Return all of the data exactly, with nothing left out but the pictures.

━━━ GIVEN DATA ━━━

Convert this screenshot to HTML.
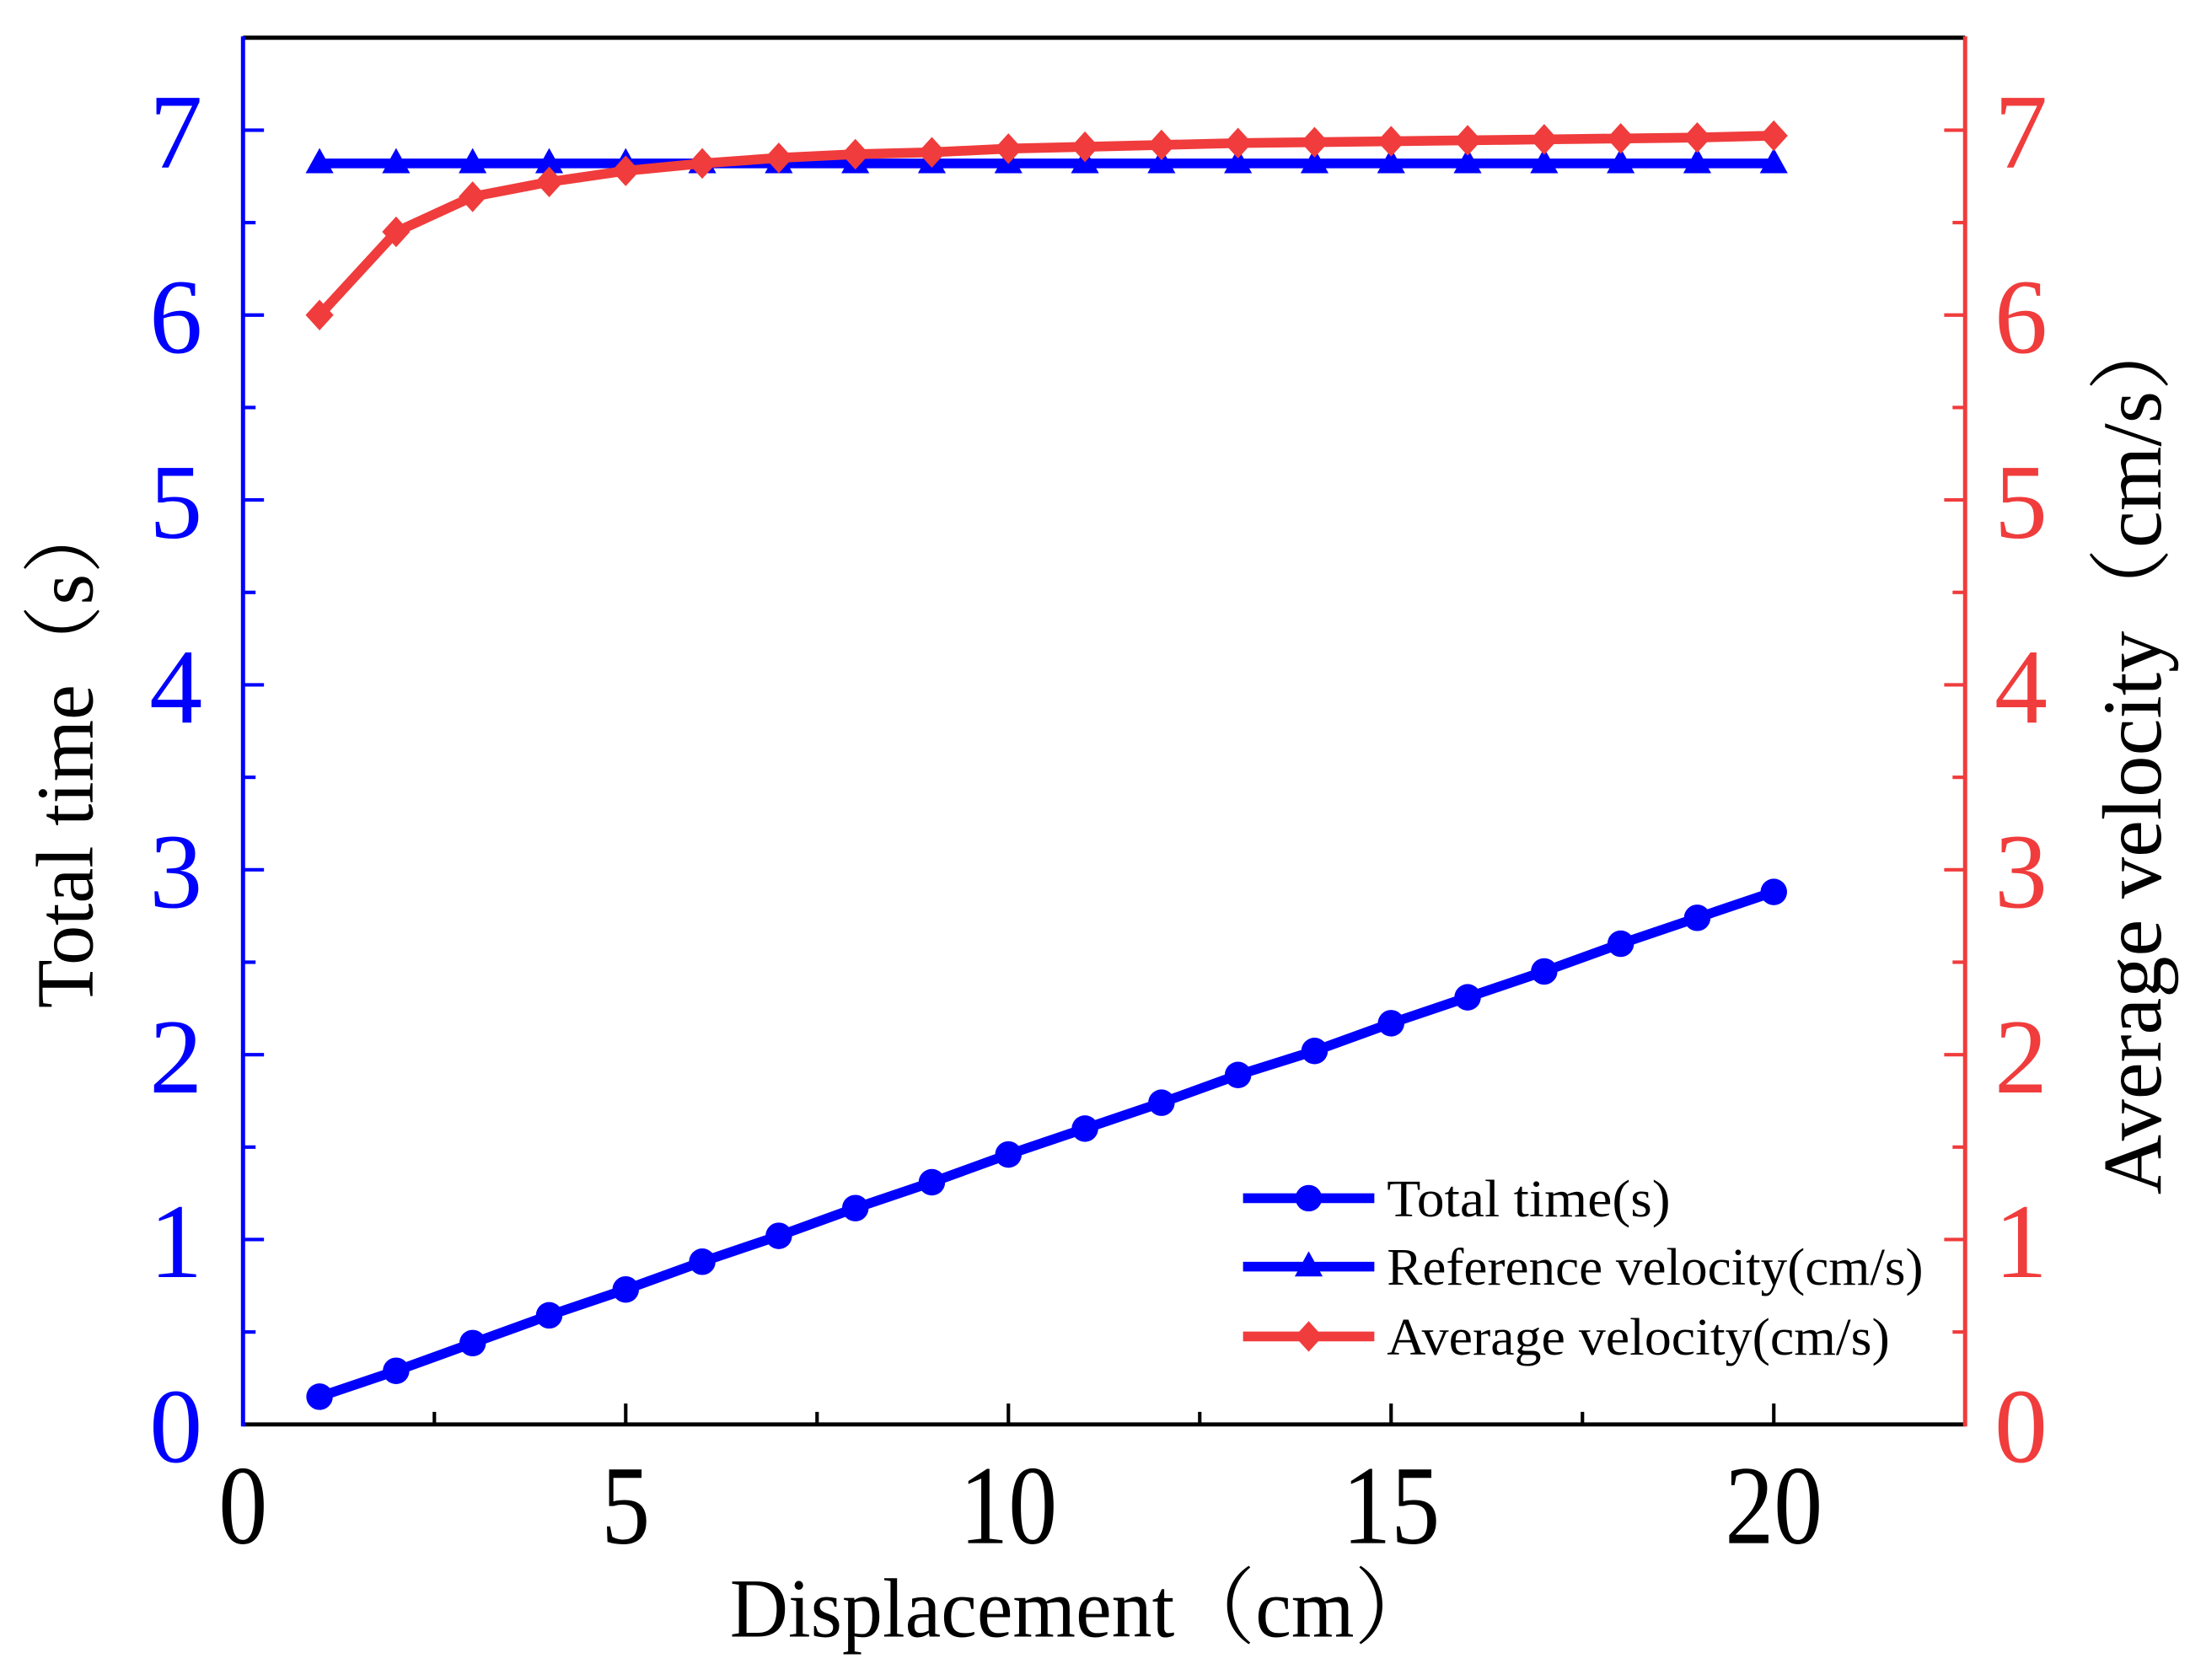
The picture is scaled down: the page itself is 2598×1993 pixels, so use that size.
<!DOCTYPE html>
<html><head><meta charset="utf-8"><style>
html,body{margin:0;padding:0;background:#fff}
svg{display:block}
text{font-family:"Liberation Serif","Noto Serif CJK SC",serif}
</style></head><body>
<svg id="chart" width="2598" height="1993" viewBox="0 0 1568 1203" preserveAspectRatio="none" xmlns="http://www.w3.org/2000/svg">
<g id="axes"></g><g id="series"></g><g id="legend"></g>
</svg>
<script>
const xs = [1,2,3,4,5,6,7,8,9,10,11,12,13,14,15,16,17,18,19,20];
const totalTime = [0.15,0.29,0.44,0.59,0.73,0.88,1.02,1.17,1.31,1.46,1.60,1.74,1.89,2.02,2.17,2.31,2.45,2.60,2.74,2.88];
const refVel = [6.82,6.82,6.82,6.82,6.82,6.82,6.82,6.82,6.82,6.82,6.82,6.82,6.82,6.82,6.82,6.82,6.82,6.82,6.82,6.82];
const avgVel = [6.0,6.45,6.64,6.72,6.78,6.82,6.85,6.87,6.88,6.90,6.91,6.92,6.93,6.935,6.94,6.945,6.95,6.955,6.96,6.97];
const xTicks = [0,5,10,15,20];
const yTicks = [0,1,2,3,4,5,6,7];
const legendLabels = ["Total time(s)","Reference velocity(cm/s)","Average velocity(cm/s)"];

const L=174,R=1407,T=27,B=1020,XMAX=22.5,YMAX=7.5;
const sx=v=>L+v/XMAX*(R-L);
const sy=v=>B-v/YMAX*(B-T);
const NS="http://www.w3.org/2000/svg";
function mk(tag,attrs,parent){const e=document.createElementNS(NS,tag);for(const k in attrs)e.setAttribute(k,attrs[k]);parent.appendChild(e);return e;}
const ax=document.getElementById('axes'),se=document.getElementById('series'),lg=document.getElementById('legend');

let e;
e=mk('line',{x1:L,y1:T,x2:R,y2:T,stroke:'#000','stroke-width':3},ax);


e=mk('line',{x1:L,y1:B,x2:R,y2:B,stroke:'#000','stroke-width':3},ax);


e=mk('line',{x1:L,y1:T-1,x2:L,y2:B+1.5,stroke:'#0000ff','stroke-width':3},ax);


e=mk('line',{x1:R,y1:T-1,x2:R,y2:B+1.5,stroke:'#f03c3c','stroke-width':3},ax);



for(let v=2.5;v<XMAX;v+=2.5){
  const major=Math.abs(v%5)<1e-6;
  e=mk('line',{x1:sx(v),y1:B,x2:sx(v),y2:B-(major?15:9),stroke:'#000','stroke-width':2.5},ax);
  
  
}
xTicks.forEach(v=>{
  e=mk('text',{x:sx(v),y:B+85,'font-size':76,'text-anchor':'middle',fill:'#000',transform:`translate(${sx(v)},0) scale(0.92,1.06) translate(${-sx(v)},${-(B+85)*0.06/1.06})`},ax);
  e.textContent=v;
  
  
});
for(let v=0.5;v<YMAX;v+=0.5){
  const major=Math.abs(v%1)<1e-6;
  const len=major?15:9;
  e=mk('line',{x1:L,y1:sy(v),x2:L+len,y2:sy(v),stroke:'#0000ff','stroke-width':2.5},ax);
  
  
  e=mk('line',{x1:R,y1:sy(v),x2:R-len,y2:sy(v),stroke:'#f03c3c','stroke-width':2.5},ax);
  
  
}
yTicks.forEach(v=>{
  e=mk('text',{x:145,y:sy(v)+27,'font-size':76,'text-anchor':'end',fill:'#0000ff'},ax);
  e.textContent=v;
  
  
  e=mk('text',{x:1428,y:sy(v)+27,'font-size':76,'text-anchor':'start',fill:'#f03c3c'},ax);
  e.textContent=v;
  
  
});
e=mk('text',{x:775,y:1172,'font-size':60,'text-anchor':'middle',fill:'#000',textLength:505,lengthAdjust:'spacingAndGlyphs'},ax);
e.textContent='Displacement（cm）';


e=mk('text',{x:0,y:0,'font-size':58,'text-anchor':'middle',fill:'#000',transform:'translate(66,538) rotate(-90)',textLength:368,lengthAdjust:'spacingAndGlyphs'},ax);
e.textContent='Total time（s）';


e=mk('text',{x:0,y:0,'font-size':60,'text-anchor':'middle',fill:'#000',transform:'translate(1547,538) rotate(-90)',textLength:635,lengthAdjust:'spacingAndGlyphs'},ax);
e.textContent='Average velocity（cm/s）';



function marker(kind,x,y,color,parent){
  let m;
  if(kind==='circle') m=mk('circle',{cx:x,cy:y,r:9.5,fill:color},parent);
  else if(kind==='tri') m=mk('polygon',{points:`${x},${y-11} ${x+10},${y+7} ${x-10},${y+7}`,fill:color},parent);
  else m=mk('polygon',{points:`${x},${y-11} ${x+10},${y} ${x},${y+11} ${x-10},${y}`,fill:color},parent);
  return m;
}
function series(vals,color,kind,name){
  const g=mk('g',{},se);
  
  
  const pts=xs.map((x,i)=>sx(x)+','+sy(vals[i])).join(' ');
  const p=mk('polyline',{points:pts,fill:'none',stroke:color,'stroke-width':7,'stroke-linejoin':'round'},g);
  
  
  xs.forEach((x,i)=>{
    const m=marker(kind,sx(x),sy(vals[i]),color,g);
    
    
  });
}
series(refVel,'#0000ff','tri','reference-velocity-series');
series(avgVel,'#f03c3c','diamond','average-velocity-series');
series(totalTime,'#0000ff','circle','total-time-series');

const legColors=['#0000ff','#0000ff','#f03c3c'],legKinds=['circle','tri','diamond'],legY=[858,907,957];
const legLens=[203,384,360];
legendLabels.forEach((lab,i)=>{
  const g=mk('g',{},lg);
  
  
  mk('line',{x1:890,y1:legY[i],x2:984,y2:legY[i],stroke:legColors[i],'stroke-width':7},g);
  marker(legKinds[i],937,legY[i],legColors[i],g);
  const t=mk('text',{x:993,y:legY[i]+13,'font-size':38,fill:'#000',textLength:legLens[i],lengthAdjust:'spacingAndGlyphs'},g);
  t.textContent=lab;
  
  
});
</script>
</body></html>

━━━

| CORRECT OUTPUT |
Convert this screenshot to HTML.
The picture is scaled down: the page itself is 2598×1993 pixels, so use that size.
<!DOCTYPE html>
<html><head><meta charset="utf-8"><style>
html,body{margin:0;padding:0;background:#fff}
svg{display:block}
text{font-family:"Liberation Serif","Noto Serif CJK SC",serif}
</style></head><body>
<svg id="chart" width="2598" height="1993" viewBox="0 0 1568 1203" preserveAspectRatio="none" xmlns="http://www.w3.org/2000/svg">
<g id="axes"></g><g id="series"></g><g id="legend"></g>
</svg>
<script>
const xs = [1,2,3,4,5,6,7,8,9,10,11,12,13,14,15,16,17,18,19,20];
const totalTime = [0.15,0.29,0.44,0.59,0.73,0.88,1.02,1.17,1.31,1.46,1.60,1.74,1.89,2.02,2.17,2.31,2.45,2.60,2.74,2.88];
const refVel = [6.82,6.82,6.82,6.82,6.82,6.82,6.82,6.82,6.82,6.82,6.82,6.82,6.82,6.82,6.82,6.82,6.82,6.82,6.82,6.82];
const avgVel = [6.0,6.45,6.64,6.72,6.78,6.82,6.85,6.87,6.88,6.90,6.91,6.92,6.93,6.935,6.94,6.945,6.95,6.955,6.96,6.97];
const xTicks = [0,5,10,15,20];
const yTicks = [0,1,2,3,4,5,6,7];
const legendLabels = ["Total time(s)","Reference velocity(cm/s)","Average velocity(cm/s)"];

const L=174,R=1407,T=27,B=1020,XMAX=22.5,YMAX=7.5;
const sx=v=>L+v/XMAX*(R-L);
const sy=v=>B-v/YMAX*(B-T);
const NS="http://www.w3.org/2000/svg";
function mk(tag,attrs,parent){const e=document.createElementNS(NS,tag);for(const k in attrs)e.setAttribute(k,attrs[k]);parent.appendChild(e);return e;}
const ax=document.getElementById('axes'),se=document.getElementById('series'),lg=document.getElementById('legend');

let e;
e=mk('line',{x1:L,y1:T,x2:R,y2:T,stroke:'#000','stroke-width':3},ax);


e=mk('line',{x1:L,y1:B,x2:R,y2:B,stroke:'#000','stroke-width':3},ax);


e=mk('line',{x1:L,y1:T-1,x2:L,y2:B+1.5,stroke:'#0000ff','stroke-width':3},ax);


e=mk('line',{x1:R,y1:T-1,x2:R,y2:B+1.5,stroke:'#f03c3c','stroke-width':3},ax);



for(let v=2.5;v<XMAX;v+=2.5){
  const major=Math.abs(v%5)<1e-6;
  e=mk('line',{x1:sx(v),y1:B,x2:sx(v),y2:B-(major?15:9),stroke:'#000','stroke-width':2.5},ax);
  
  
}
xTicks.forEach(v=>{
  e=mk('text',{x:sx(v),y:B+85,'font-size':76,'text-anchor':'middle',fill:'#000',transform:`translate(${sx(v)},0) scale(0.92,1.06) translate(${-sx(v)},${-(B+85)*0.06/1.06})`},ax);
  e.textContent=v;
  
  
});
for(let v=0.5;v<YMAX;v+=0.5){
  const major=Math.abs(v%1)<1e-6;
  const len=major?15:9;
  e=mk('line',{x1:L,y1:sy(v),x2:L+len,y2:sy(v),stroke:'#0000ff','stroke-width':2.5},ax);
  
  
  e=mk('line',{x1:R,y1:sy(v),x2:R-len,y2:sy(v),stroke:'#f03c3c','stroke-width':2.5},ax);
  
  
}
yTicks.forEach(v=>{
  e=mk('text',{x:145,y:sy(v)+27,'font-size':76,'text-anchor':'end',fill:'#0000ff'},ax);
  e.textContent=v;
  
  
  e=mk('text',{x:1428,y:sy(v)+27,'font-size':76,'text-anchor':'start',fill:'#f03c3c'},ax);
  e.textContent=v;
  
  
});
e=mk('text',{x:775,y:1172,'font-size':60,'text-anchor':'middle',fill:'#000',textLength:505,lengthAdjust:'spacingAndGlyphs'},ax);
e.textContent='Displacement（cm）';


e=mk('text',{x:0,y:0,'font-size':58,'text-anchor':'middle',fill:'#000',transform:'translate(66,538) rotate(-90)',textLength:368,lengthAdjust:'spacingAndGlyphs'},ax);
e.textContent='Total time（s）';


e=mk('text',{x:0,y:0,'font-size':60,'text-anchor':'middle',fill:'#000',transform:'translate(1547,538) rotate(-90)',textLength:635,lengthAdjust:'spacingAndGlyphs'},ax);
e.textContent='Average velocity（cm/s）';



function marker(kind,x,y,color,parent){
  let m;
  if(kind==='circle') m=mk('circle',{cx:x,cy:y,r:9.5,fill:color},parent);
  else if(kind==='tri') m=mk('polygon',{points:`${x},${y-11} ${x+10},${y+7} ${x-10},${y+7}`,fill:color},parent);
  else m=mk('polygon',{points:`${x},${y-11} ${x+10},${y} ${x},${y+11} ${x-10},${y}`,fill:color},parent);
  return m;
}
function series(vals,color,kind,name){
  const g=mk('g',{},se);
  
  
  const pts=xs.map((x,i)=>sx(x)+','+sy(vals[i])).join(' ');
  const p=mk('polyline',{points:pts,fill:'none',stroke:color,'stroke-width':7,'stroke-linejoin':'round'},g);
  
  
  xs.forEach((x,i)=>{
    const m=marker(kind,sx(x),sy(vals[i]),color,g);
    
    
  });
}
series(refVel,'#0000ff','tri','reference-velocity-series');
series(avgVel,'#f03c3c','diamond','average-velocity-series');
series(totalTime,'#0000ff','circle','total-time-series');

const legColors=['#0000ff','#0000ff','#f03c3c'],legKinds=['circle','tri','diamond'],legY=[858,907,957];
const legLens=[203,384,360];
legendLabels.forEach((lab,i)=>{
  const g=mk('g',{},lg);
  
  
  mk('line',{x1:890,y1:legY[i],x2:984,y2:legY[i],stroke:legColors[i],'stroke-width':7},g);
  marker(legKinds[i],937,legY[i],legColors[i],g);
  const t=mk('text',{x:993,y:legY[i]+13,'font-size':38,fill:'#000',textLength:legLens[i],lengthAdjust:'spacingAndGlyphs'},g);
  t.textContent=lab;
  
  
});
</script>
</body></html>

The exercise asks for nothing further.